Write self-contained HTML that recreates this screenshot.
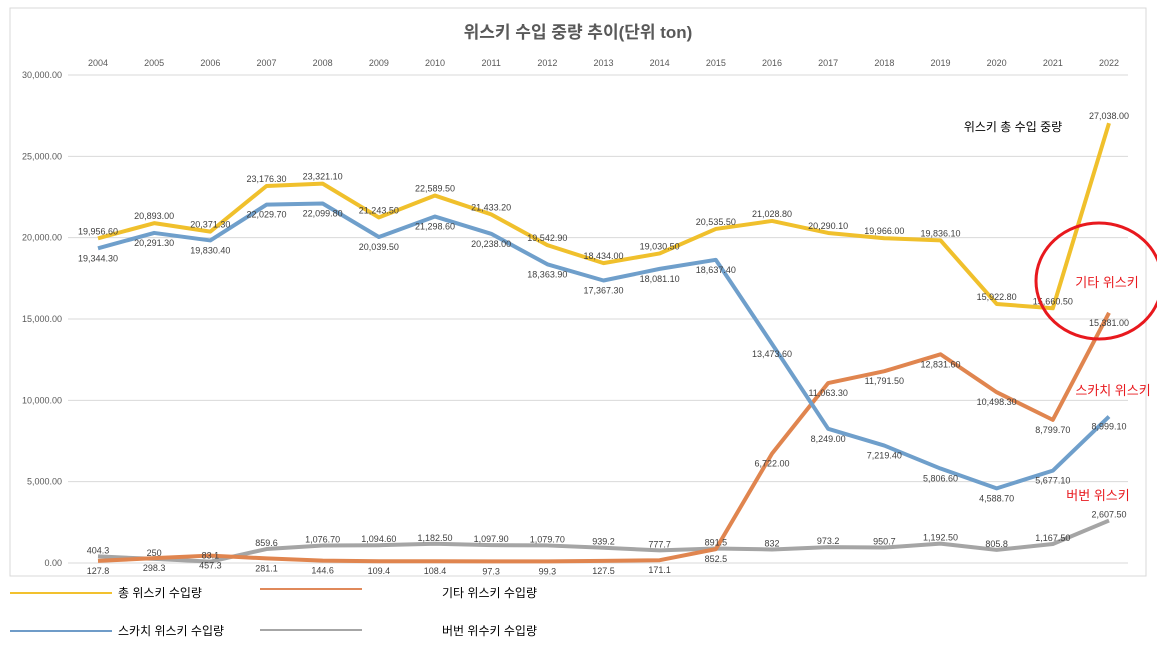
<!DOCTYPE html>
<html><head><meta charset="utf-8"><style>
body{margin:0;background:#fff;width:1157px;height:655px;overflow:hidden;font-family:"Liberation Sans","Noto Sans CJK KR",sans-serif}
svg text{font-family:"Liberation Sans","Noto Sans CJK KR",sans-serif}
</style></head><body>
<svg id="chart" width="1157" height="655" xmlns="http://www.w3.org/2000/svg">
<rect x="10" y="8" width="1136" height="568" fill="#fff" stroke="#d9d9d9"/>
<text x="578" y="38" text-anchor="middle" font-size="17" font-weight="bold" fill="#595959">위스키 수입 중량 추이(단위 ton)</text>
<g id="grid"></g><g id="lines"></g><g id="labels"></g>
<text x="1013" y="131" text-anchor="middle" font-size="12" fill="#000">위스키 총 수입 중량</text>
<ellipse cx="1099" cy="281" rx="63" ry="58" fill="none" stroke="#e8191e" stroke-width="3"/>
<text x="1107" y="287" text-anchor="middle" font-size="13" fill="#e8191e">기타 위스키</text>
<text x="1113" y="395" text-anchor="middle" font-size="13" fill="#e8191e">스카치 위스키</text>
<text x="1098" y="500" text-anchor="middle" font-size="13" fill="#e8191e">버번 위스키</text>
<g>
<line x1="10" y1="593" x2="112" y2="593" stroke="#f2c12e" stroke-width="2"/>
<text x="118" y="597" font-size="12">총 위스키 수입량</text>
<line x1="260" y1="589" x2="362" y2="589" stroke="#e0895a" stroke-width="2"/>
<text x="442" y="597" font-size="12">기타 위스키 수입량</text>
<line x1="10" y1="631" x2="112" y2="631" stroke="#6f9cc8" stroke-width="2"/>
<text x="118" y="635" font-size="12">스카치 위스키 수입량</text>
<line x1="260" y1="630" x2="362" y2="630" stroke="#a6a6a6" stroke-width="2"/>
<text x="442" y="635" font-size="12">버번  위수키 수입량</text>
</g>
</svg>
<script>
const years=[2004,2005,2006,2007,2008,2009,2010,2011,2012,2013,2014,2015,2016,2017,2018,2019,2020,2021,2022];
const totalVals=[19956.6,20893,20371.3,23176.3,23321.1,21243.5,22589.5,21433.2,19542.9,18434,19030.5,20535.5,21028.8,20290.1,19966,19836.1,15922.8,15660.5,27038];
const scotchVals=[19344.3,20291.3,19830.4,22029.7,22099.8,20039.5,21298.6,20238,18363.9,17367.3,18081.1,18637.4,13473.6,8249,7219.4,5806.6,4588.7,5677.1,8999.1];
const otherVals=[127.8,298.3,457.3,281.1,144.6,109.4,108.4,97.3,99.3,127.5,171.1,852.5,6722,11063.3,11791.5,12831.6,10498.3,8799.7,15381];
const bourbonVals=[404.3,250,83.1,859.6,1076.7,1094.6,1182.5,1097.9,1079.7,939.2,777.7,891.5,832,973.2,950.7,1192.5,805.8,1167.5,2607.5];
const yTicks=[0,5000,10000,15000,20000,25000,30000];
const NS="http://www.w3.org/2000/svg";
const x0=98,x1=1109,yTop=75,yBot=563,yMax=30000;
const xs=i=>x0+(x1-x0)*i/(years.length-1);
const ys=v=>yBot-(yBot-yTop)*v/yMax;
function mk(tag,attrs,parent,txt){const e=document.createElementNS(NS,tag);for(const k in attrs)e.setAttribute(k,attrs[k]);if(txt!==undefined)e.textContent=txt;parent.appendChild(e);return e;}
const grid=document.getElementById('grid'),lines=document.getElementById('lines'),labels=document.getElementById('labels');
const fmt2=v=>v.toLocaleString('en-US',{minimumFractionDigits:2,maximumFractionDigits:2});
yTicks.forEach(t=>{
 const l=mk('line',{x1:68,x2:1128,y1:ys(t),y2:ys(t),stroke:'#d9d9d9','stroke-width':1},grid);
 
 
 const tx=mk('text',{x:62,y:ys(t)+3,'text-anchor':'end','font-size':9,fill:'#595959'},grid,fmt2(t));
 
 
});
years.forEach((y,i)=>{
 const tx=mk('text',{x:xs(i),y:66,'text-anchor':'middle','font-size':9,fill:'#595959'},grid,y);
 
 
});
function series(vals,color,name,dy,f){
 const p=mk('polyline',{points:vals.map((v,i)=>xs(i)+','+ys(v)).join(' '),fill:'none',stroke:color,'stroke-width':4,'stroke-linejoin':'round'},lines);
 
 
 vals.forEach((v,i)=>{
  const t=mk('text',{x:xs(i),y:ys(v)+dy,'text-anchor':'middle','font-size':9,fill:'#404040'},labels,f(v));
  
  
 });
}
const fb=v=>v>=1000?fmt2(v):String(v);
series(bourbonVals,'#a5a5a5','bourbon',-3,fb);
series(otherVals,'#e0854f','other',13,v=>v>=1000?fmt2(v):String(v));
series(scotchVals,'#6f9fcb','scotch',13,fmt2);
series(totalVals,'#f0c02c','total',-4,fmt2);
</script>
</body></html>
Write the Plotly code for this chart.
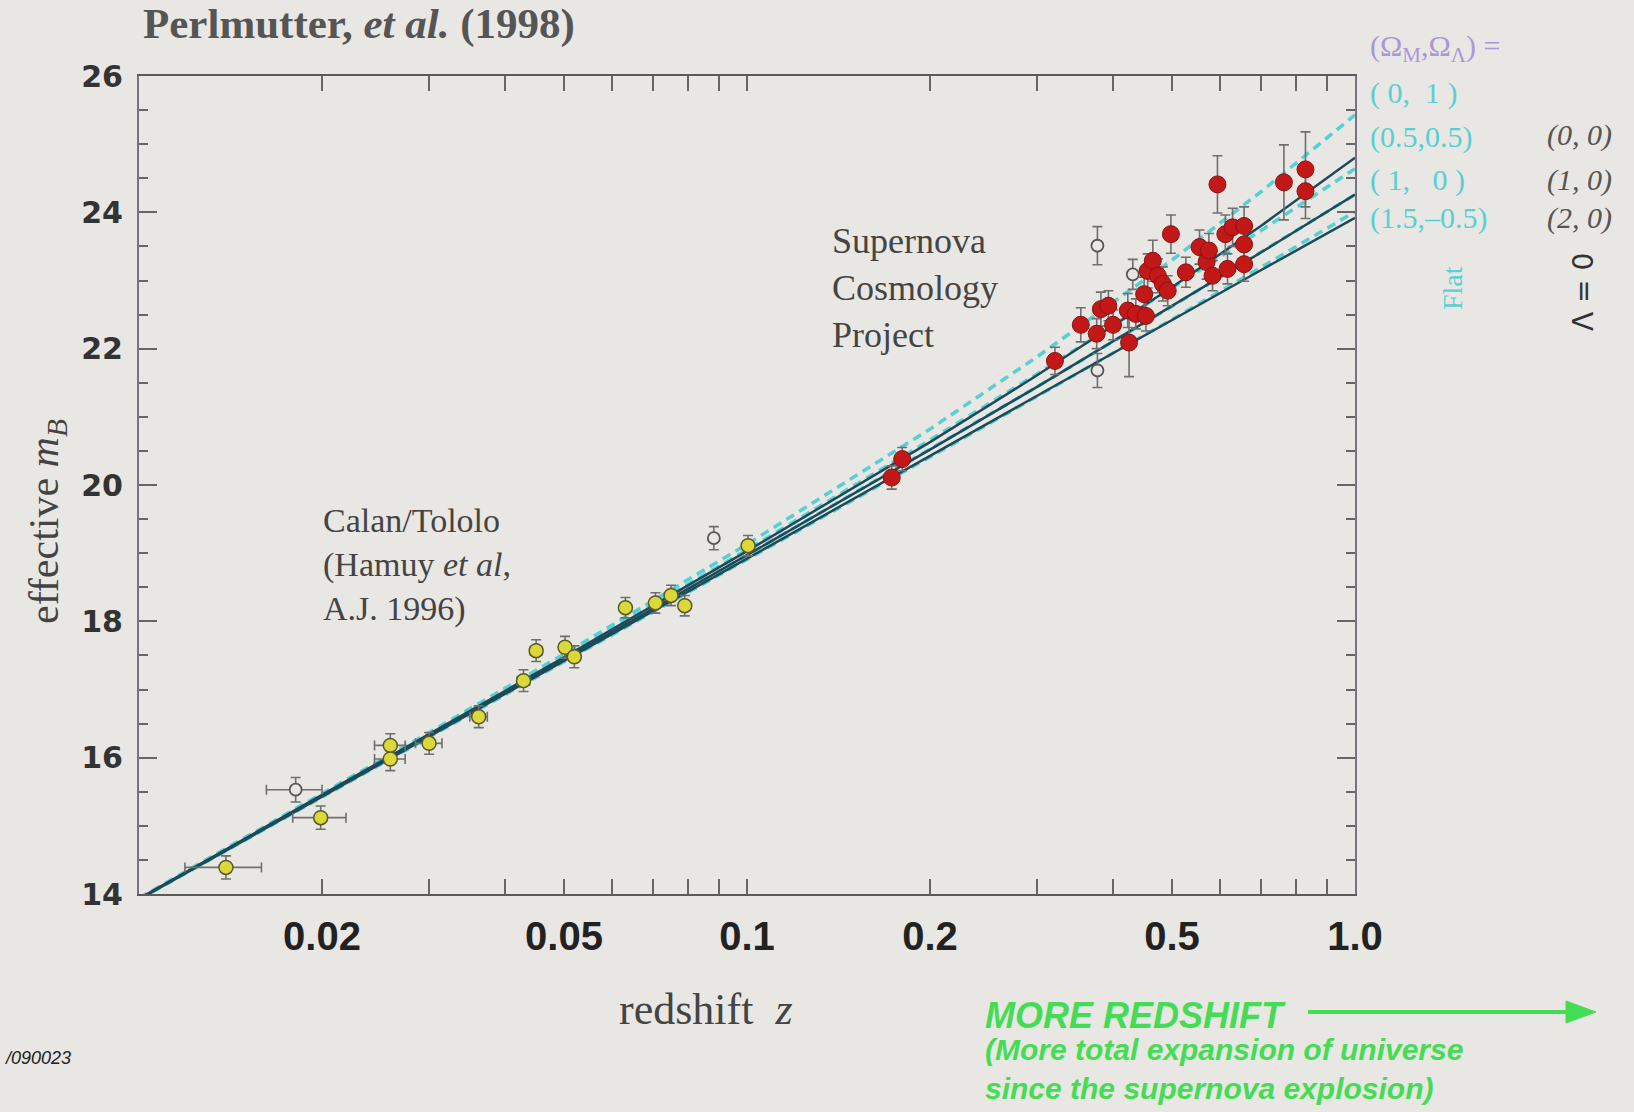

--*--

▶ OBJECTIVE:
From the data above, copy each line that has the string "chart".

▶ THE ANSWER:
<svg id="chart" width="1157" height="655" xmlns="http://www.w3.org/2000/svg">
Write the Plotly code for this chart.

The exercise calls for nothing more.